Cantor Set
The simplest fractal: remove the middle third of a line segment, then repeat on each remaining piece forever.
The Construction
Begin with the closed interval [0, 1]. At each step, remove the open middle third from every remaining segment.
Step 0: [0, 1]
Step 1: [0, 1/3] ∪ [2/3, 1]
Step 2: [0,1/9] ∪ [2/9,1/3] ∪ [2/3,7/9] ∪ [8/9,1]
The unit interval. Nothing removed yet — the seed of the construction.
Measure Zero
At each step the total length remaining is multiplied by 2/3. After n steps, the total measure is (2/3)ⁿ, which tends to zero. The Cantor set has Lebesgue measure zero — and yet it is uncountably infinite.

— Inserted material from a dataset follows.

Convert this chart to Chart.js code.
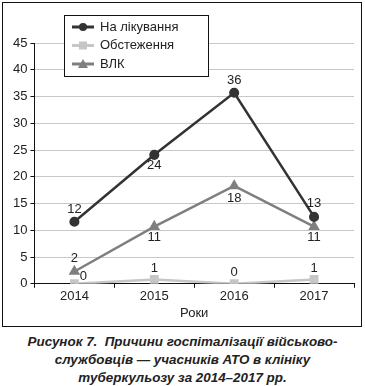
<!DOCTYPE html>
<html>
<head>
<meta charset="utf-8">
<script src="https://cdn.jsdelivr.net/npm/chart.js@4.4.1/dist/chart.umd.min.js"></script>
<style>
    body { margin: 0; background: #fff; font-family: "Liberation Sans", Arial, sans-serif; }
    #page { position: relative; width: 365px; height: 386px; }
    #box { position: absolute; left: 2px; top: 2px; width: 358px; height: 323px; border: 1.3px solid #111; }
    #box canvas { display: block; }
    #legend { position: absolute; left: 61px; top: 12px; width: 143px; height: 60px; border: 1px solid #111; background: #fff; }
    #caption { position: absolute; left: 0; top: 333px; width: 365px; text-align: center; font: italic bold 13.4px "Liberation Sans", Arial, sans-serif; line-height: 18px; color: #222; }
</style>
</head>
<body>
<div id="page">
    <div id="box">
        <canvas id="myChart" width="358" height="323"></canvas>
        <canvas id="legend" width="143" height="60"></canvas>
    </div>
    <div id="caption">Рисунок 7.&nbsp; Причини госпіталізації військово-<br>службовців — учасників АТО в клініку<br>туберкульозу за 2014–2017 рр.</div>
</div>
<script>
const years = ['2014', '2015', '2016', '2017'];
const seriesNames = ['На лікування', 'Обстеження', 'ВЛК'];
const treatment = [11.6, 24.1, 35.7, 12.5];
const examination = [0, 0.8, 0, 0.8];
const vlk = [2.3, 10.7, 18.3, 10.7];
const yTicks = [0, 5, 10, 15, 20, 25, 30, 35, 40, 45];

// label offsets per point [dx, dy]
const labelOffsets = [
    [[0, -12], [0, 11], [0, -12], [0, -13]],
    [[9, -7], [0, -11], [0, -11], [0, -11]],
    [[0, -13], [0, 11], [0, 13], [0, 11]],
];

const valueLabels = {
    id: 'valueLabels',
    afterDatasetsDraw(chart) {
        const ctx = chart.ctx;
        ctx.save();
        ctx.font = '13px "Liberation Sans", Arial, sans-serif';
        ctx.fillStyle = '#222';
        ctx.textAlign = 'center';
        ctx.textBaseline = 'middle';
        chart.data.datasets.forEach((ds, i) => {
            chart.getDatasetMeta(i).data.forEach((pt, j) => {
                const off = labelOffsets[i][j];
                ctx.fillText(Math.round(ds.data[j]), pt.x + off[0], pt.y + off[1]);
            });
        });
        ctx.restore();
    }
};

const colors = ['#333333', '#c6c6c6', '#7f7f7f'];
const styles = ['circle', 'rect', 'triangle'];
const radii = [3.8, 4.5, 4.2];

const ctx = document.querySelector('#myChart');
const chart = new Chart(ctx, {
    type: 'line',
    data: {
        labels: years,
        datasets: [treatment, examination, vlk].map((data, i) => ({
            label: seriesNames[i],
            data,
            borderColor: colors[i],
            backgroundColor: colors[i],
            borderWidth: 2.5,
            pointStyle: styles[i],
            pointRadius: radii[i],
            tension: 0,
        })),
    },
    options: {
        responsive: false,
        animation: false,
        layout: { padding: { top: 40, right: 2, left: 7, bottom: 5 } },
        scales: {
            x: {
                offset: true,
                grid: { offset: true, drawOnChartArea: false, tickLength: 4, color: '#111', tickColor: '#111' },
                border: { color: '#111', width: 1 },
                ticks: { color: '#222', font: { size: 13, family: '"Liberation Sans", Arial' }, padding: 1 },
                title: { display: true, text: 'Роки', color: '#222', font: { size: 13, family: '"Liberation Sans", Arial' }, padding: { top: 0, bottom: 0 } },
            },
            y: {
                min: 0,
                max: 45,
                afterBuildTicks: (axis) => { axis.ticks = yTicks.map(v => ({ value: v })); },
                grid: { color: '#c8c8c8', tickLength: 4, tickColor: '#111' },
                border: { color: '#111', width: 1 },
                ticks: { color: '#222', font: { size: 13, family: '"Liberation Sans", Arial' }, padding: 3 },
            },
        },
        plugins: {
            legend: { display: false },
            tooltip: { enabled: false },
        },
    },
    plugins: [valueLabels],
});

// legend drawn from datasets
const lg = document.querySelector('#legend').getContext('2d');
lg.font = '13px "Liberation Sans", Arial, sans-serif';
lg.textBaseline = 'middle';
chart.data.datasets.forEach((ds, i) => {
    const y = 11 + i * 18.5;
    lg.strokeStyle = ds.borderColor;
    lg.fillStyle = ds.borderColor;
    lg.lineWidth = 3;
    lg.beginPath();
    lg.moveTo(7, y);
    lg.lineTo(29, y);
    lg.stroke();
    lg.beginPath();
    if (ds.pointStyle === 'circle') {
        lg.arc(18, y, 4, 0, Math.PI * 2);
    } else if (ds.pointStyle === 'rect') {
        lg.rect(14, y - 4, 8, 8);
    } else {
        lg.moveTo(18, y - 5);
        lg.lineTo(23, y + 4);
        lg.lineTo(13, y + 4);
        lg.closePath();
    }
    lg.fill();
    lg.fillStyle = '#222';
    lg.fillText(ds.label, 35, y);
});
</script>
</body>
</html>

After three iterations, 8 segments remain, each of length 1/27. The middle thirds are clearly absent. The binary structure is emerging.
The Paradox
The Cantor set contains no intervals — but it contains infinitely many points. It is a perfect set: closed, and every point is an accumulation point. It has fractal dimension log(2)/log(3) ≈ 0.631.
After five iterations, 32 tiny segments remain. In the limit, the Cantor set is the set of all numbers in [0,1] whose base-3 representation contains no digit 1 — an uncountable dust of points with no positive-length intervals anywhere.